You are posing good questions, and I don't have easy answers to them, though I rather doubt SRB code could be used to answer these questions.
You are correct when you say TIMEUSED probably won't answer questions about resource usage for database calls, though I'm not so sure an SRB function can expose this information without very deep knowledge about how the database processor works internally, knowledge which I'm not certain IBM has divulged. SRB usage can be interpreted at many different levels, but one should be extremely careful about this interpretation. One possible use of an SRB function in a database application is that it can be used to communicate the result of a database function back to the requester.
When I did my SRB code almost 30 years ago it was to, in part, do the kinds of performance analysis you are curious about, but the target was in source, so the deep knowledge of its functioning could be easily acquired. Sadly, most database systems are OCO, so it will be much more difficult for a user (us, in other words) without access to the source to acquire this knowledge.

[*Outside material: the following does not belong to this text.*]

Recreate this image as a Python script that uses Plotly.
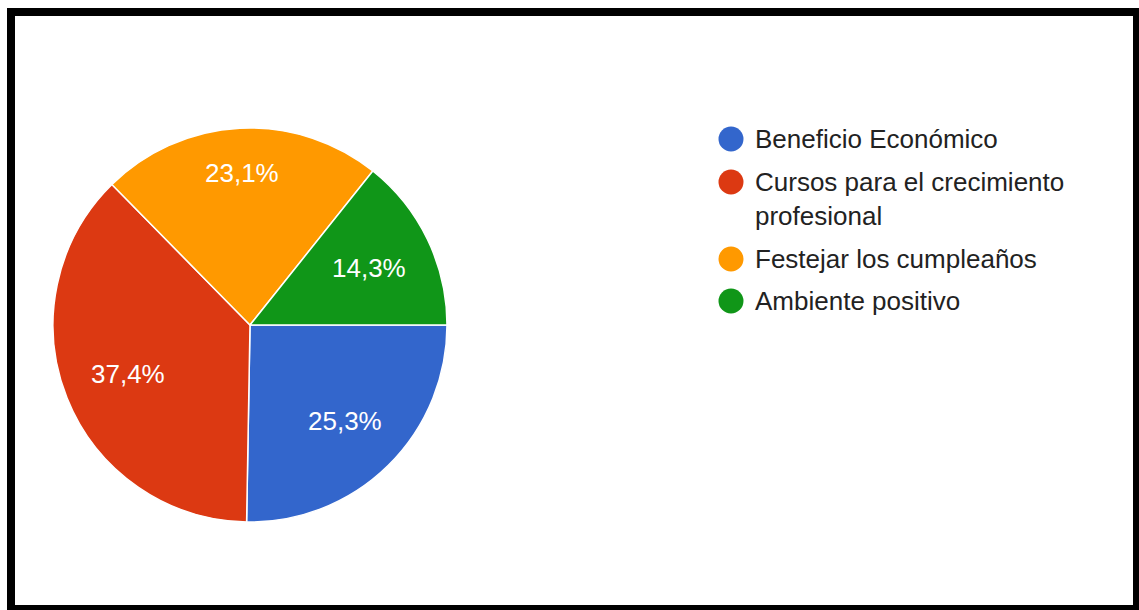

Reviewing the intelligence gathered using my code, I think the only useful point we extracted was resisted by the product vendor. This was something that was inserted relatively late in development; the SRB code was able to detect when the object being analyzed was stuck on a page fault, and we located a single point where there were a lot of avoidable page faults to extract just a couple of data bytes that could be stashed in a more heavily used storage area, one unlikely to get a repeated page fault, shortly after the application obtained the page containing the data rather than many minutes later after the page had been sent off to the page dataset. I was convinced that other data acquired by the SRB code was misunderstood, and, so, misused. Other data obtained by the code didn't reveal much that was a surprise. The largest CPU user was EXCP, which was no surprise. Code that was thought to be a significant CPU user turned out not to be, which was a bit of a surprise. While it was possible to make minor improvements in other code, the EXCP hammer head, which we could do nothing about, made any net improvement we could do elsewhere nearly pointless.
The target had little direct involvement with user code, and my SRB code did not measure this involvement. Indeed, it could not measure this involvement, since it would have to interrogate user address spaces, which would have greatly increased its overhead and risks, both in the SRB code and its driver that issued the SCHEDULE macro to start the SRB code.
I'm not sure SRB code could track a database function back to a user request, which I'm thinking is one of your goals, though it might be possible.
One weakness in my approach is the targeted application ran a number of subtasks, and we made no attempt to measure subtask usage, something that I now think would have been useful.